Use the correct birth location. Latitude and longitude matter for house calculations. City-level accuracy is sufficient for most tools.
Run both midpoint and Davison methods if your tool supports it. Comparing them shows you where they agree (high confidence) and where they diverge (worth investigating further).
Don't interpret every placement in isolation. The composite chart is a system. A challenging Mars placement looks different when Venus is in a supportive position. Context matters more than individual data points.
Cross-reference with synastry. The composite chart shows the relationship's character. Synastry shows how the two individuals interact within it. Using both gives a fuller picture — for more on the placements that drive this, see Moon sign, Venus, Mars, and rising sign compatibility.
Note what the tool doesn't cover. Most calculators skip outer planet aspects, minor aspects, and asteroid placements. That's fine for an overview, but know the limits of what you're reading.
Our Recommendation: Matching the Tool to Your Goal
There's no single best composite chart calculator. There's the right one for where you are and what you need.
If you're new to composite charts: Start with a tool that provides plain-language interpretation alongside the chart. Try the Love Calculator composite chart tool for an accessible entry point. Accuracy is solid, and the results are readable without prior astrology knowledge.
If you're intermediate or advanced: Astro.com is your baseline. It's free, technically rigorous, and supports both midpoint and Davison methods. Pair it with your own interpretation notes or a reference like understanding what your composite chart output means for relationship compatibility.
If you want depth on a serious relationship: Consider a paid report from a reputable platform. Not because free tools are inaccurate, but because the interpretation volume justifies the cost when the stakes are higher.

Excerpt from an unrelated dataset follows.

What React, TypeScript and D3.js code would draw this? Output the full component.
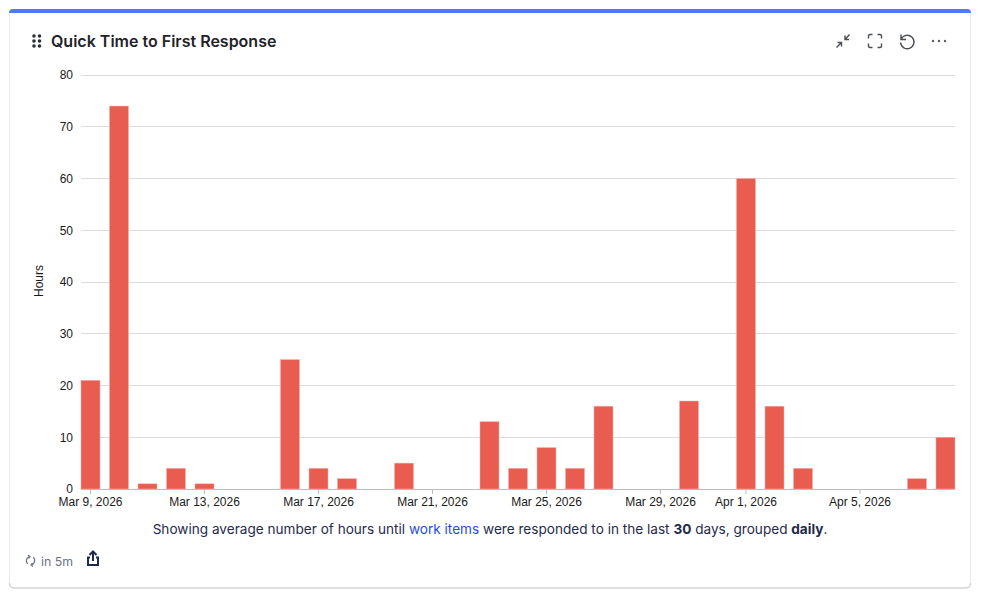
import { useEffect, useRef } from "react"
import * as d3 from "d3"

const days = [
  "Mar 9", "Mar 10", "Mar 11", "Mar 12", "Mar 13", "Mar 14", "Mar 15", "Mar 16",
  "Mar 17", "Mar 18", "Mar 19", "Mar 20", "Mar 21", "Mar 22", "Mar 23", "Mar 24",
  "Mar 25", "Mar 26", "Mar 27", "Mar 28", "Mar 29", "Mar 30", "Mar 31", "Apr 1",
  "Apr 2", "Apr 3", "Apr 4", "Apr 5", "Apr 6", "Apr 7", "Apr 8",
]
const hours = [21, 74, 1, 4, 1, 0, 0, 25, 4, 2, 0, 5, 0, 0, 13, 4, 8, 4, 16, 0, 0, 17, 0, 60, 16, 4, 0, 0, 0, 2, 10]
const xTicks = ["Mar 9", "Mar 13", "Mar 17", "Mar 21", "Mar 25", "Mar 29", "Apr 1", "Apr 5"]
const yTicks = [0, 10, 20, 30, 40, 50, 60, 70, 80]

const width = 981
const height = 594
const uiFont = "Inter, sans-serif"
const axisFont = "'Liberation Sans', Arial, sans-serif"

export default function App() {
  const svgRef = useRef<SVGSVGElement | null>(null)

  useEffect(() => {
    if (!svgRef.current) return
    const svg = d3.select(svgRef.current)
    svg.selectAll("*").remove()

    // Card
    svg.append("rect").attr("x", 9.5).attr("y", 9.5).attr("width", 961).attr("height", 578.5).attr("rx", 4)
      .attr("fill", "#fff").attr("stroke", "#e8e9eb")
    svg.append("path").attr("d", "M9.5 583 Q9.5 588 14 588 H966 Q970.5 588 970.5 583")
      .attr("fill", "none").attr("stroke", "#c9cacc")
    svg.append("path").attr("d", "M9 13 Q9 9 13 9 H967 Q971 9 971 13 Z").attr("fill", "#4a7cf6")

    // Header
    const grip = svg.append("g").attr("fill", "#2b2f36")
    for (const cx of [34, 39.5]) {
      for (const cy of [36, 41, 46]) grip.append("circle").attr("cx", cx).attr("cy", cy).attr("r", 1.8)
    }
    svg.append("text").attr("x", 51).attr("y", 47).attr("font-family", uiFont).attr("font-size", 16)
      .attr("font-weight", 600).attr("fill", "#1f2329").text("Quick Time to First Response")

    // Toolbar icons
    const icons = svg.append("g").attr("fill", "none").attr("stroke", "#4a4e55").attr("stroke-width", 1.4)
    icons.append("path").attr("d", "M836.5 47.5 L841.5 42.5 M837.5 42.5 H841.5 V46.5 M849.5 34.5 L845 39.5 M845 35.5 V39.5 H849")
    icons.append("path").attr("d", "M868.5 38.5 V36 Q868.5 34.5 870 34.5 H872.5 M877.5 34.5 H880 Q881.5 34.5 881.5 36 V38.5 M881.5 43.5 V46 Q881.5 47.5 880 47.5 H877.5 M872.5 47.5 H870 Q868.5 47.5 868.5 46 V43.5")
    icons.append("path").attr("d", "M901 34.5 V39.5 H906 M901.2 39.2 A6.7 6.7 0 1 1 900.6 42.5")
    const dots = svg.append("g").attr("fill", "#5a5e65")
    for (const cx of [933, 939, 945]) dots.append("circle").attr("cx", cx).attr("cy", 41).attr("r", 1.2)

    // Scales
    const x = d3.scaleBand<string>().domain(days).range([81, 955]).paddingInner(1 / 3).paddingOuter(0)
    const y = d3.scaleLinear().domain([0, 80]).range([489, 75])

    // Grid
    svg.append("g").selectAll("line").data(yTicks.slice(1)).join("line")
      .attr("x1", 81).attr("x2", 955)
      .attr("y1", (d) => Math.floor(y(d)) + 0.5).attr("y2", (d) => Math.floor(y(d)) + 0.5)
      .attr("stroke", "#dcdcdc")

    // Y axis
    const yAxis = svg.append("g").attr("transform", "translate(81,0)")
      .call(d3.axisLeft(y).tickValues(yTicks).tickSize(0).tickPadding(8))
    yAxis.select(".domain").remove()
    yAxis.selectAll("text").attr("font-family", axisFont).attr("font-size", 12).attr("fill", "#1a1a1a")

    svg.append("text").attr("transform", "translate(43,281) rotate(-90)").attr("text-anchor", "middle")
      .attr("font-family", axisFont).attr("font-size", 12).attr("fill", "#1a1a1a").text("Hours")

    // Bars
    svg.append("g").selectAll("rect").data(hours.map((h, i) => ({ day: days[i], h })).filter((d) => d.h > 0)).join("rect")
      .attr("x", (d) => x(d.day) as number)
      .attr("y", (d) => y(d.h))
      .attr("width", x.bandwidth())
      .attr("height", (d) => y(0) - y(d.h))
      .attr("fill", "#e95d50")
      .attr("stroke", "#f3b0a9")
      .attr("stroke-width", 0.5)

    // X axis
    const xAxis = svg.append("g").attr("transform", "translate(0,489)")
      .call(
        d3.axisBottom(x)
          .tickValues(xTicks)
          .tickSize(5)
          .tickPadding(3.5)
          .tickFormat((d) => `${d}, 2026`),
      )
    xAxis.select(".domain").attr("d", "M81 0.5 H955").attr("stroke", "#bdbdbd")
    xAxis.selectAll("line").attr("stroke", "#bdbdbd")
    xAxis.selectAll("text").attr("font-family", axisFont).attr("font-size", 12).attr("fill", "#1a1a1a")

    // Caption
    const caption = svg.append("text").attr("x", 490).attr("y", 534).attr("text-anchor", "middle")
      .attr("font-family", uiFont).attr("font-size", 13.6).attr("fill", "#1f2a4d")
    caption.append("tspan").text("Showing average number of hours until ")
    caption.append("tspan").attr("fill", "#1d4ed8").text("work items")
    caption.append("tspan").text(" were responded to in the last ")
    caption.append("tspan").attr("font-weight", 700).text("30")
    caption.append("tspan").text(" days, grouped ")
    caption.append("tspan").attr("font-weight", 700).text("daily")
    caption.append("tspan").text(".")

    // Footer
    const refresh = svg.append("g").attr("fill", "none").attr("stroke", "#6b7385").attr("stroke-width", 1.2)
    refresh.append("path").attr("d", "M27.5 564 Q25.5 561 27 558.5 Q28 557 30 556.5 M28 555 L30 556.5 L28.5 558.5")
    refresh.append("path").attr("d", "M33.5 557 Q35.5 560 34 563 Q33 564.5 31 565 M33 566.5 L31 565 L32.5 563")
    svg.append("text").attr("x", 41).attr("y", 566).attr("font-family", uiFont).attr("font-size", 12.3)
      .attr("fill", "#6b7385").text("in 5m")
    svg.append("path").attr("d", "M93 552 V561 M89.5 555 L93 551.5 L96.5 555 M90 557.5 H88 V565 H98 V557.5 H96")
      .attr("fill", "none").attr("stroke", "#1f2a4d").attr("stroke-width", 2)
  }, [])

  return <svg ref={svgRef} width={width} height={height} style={{ position: "absolute", left: 0, top: 0, background: "#fff" }} />
}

If you're comparing multiple relationships: Use the same tool for all of them. Consistency matters more than which tool you pick. Switching between calculators that use different house systems or methods makes comparison impossible.
And one final point worth stating plainly: a composite chart calculator is a starting point, not a verdict. The chart describes tendencies and dynamics. What you do with that information is still entirely up to you.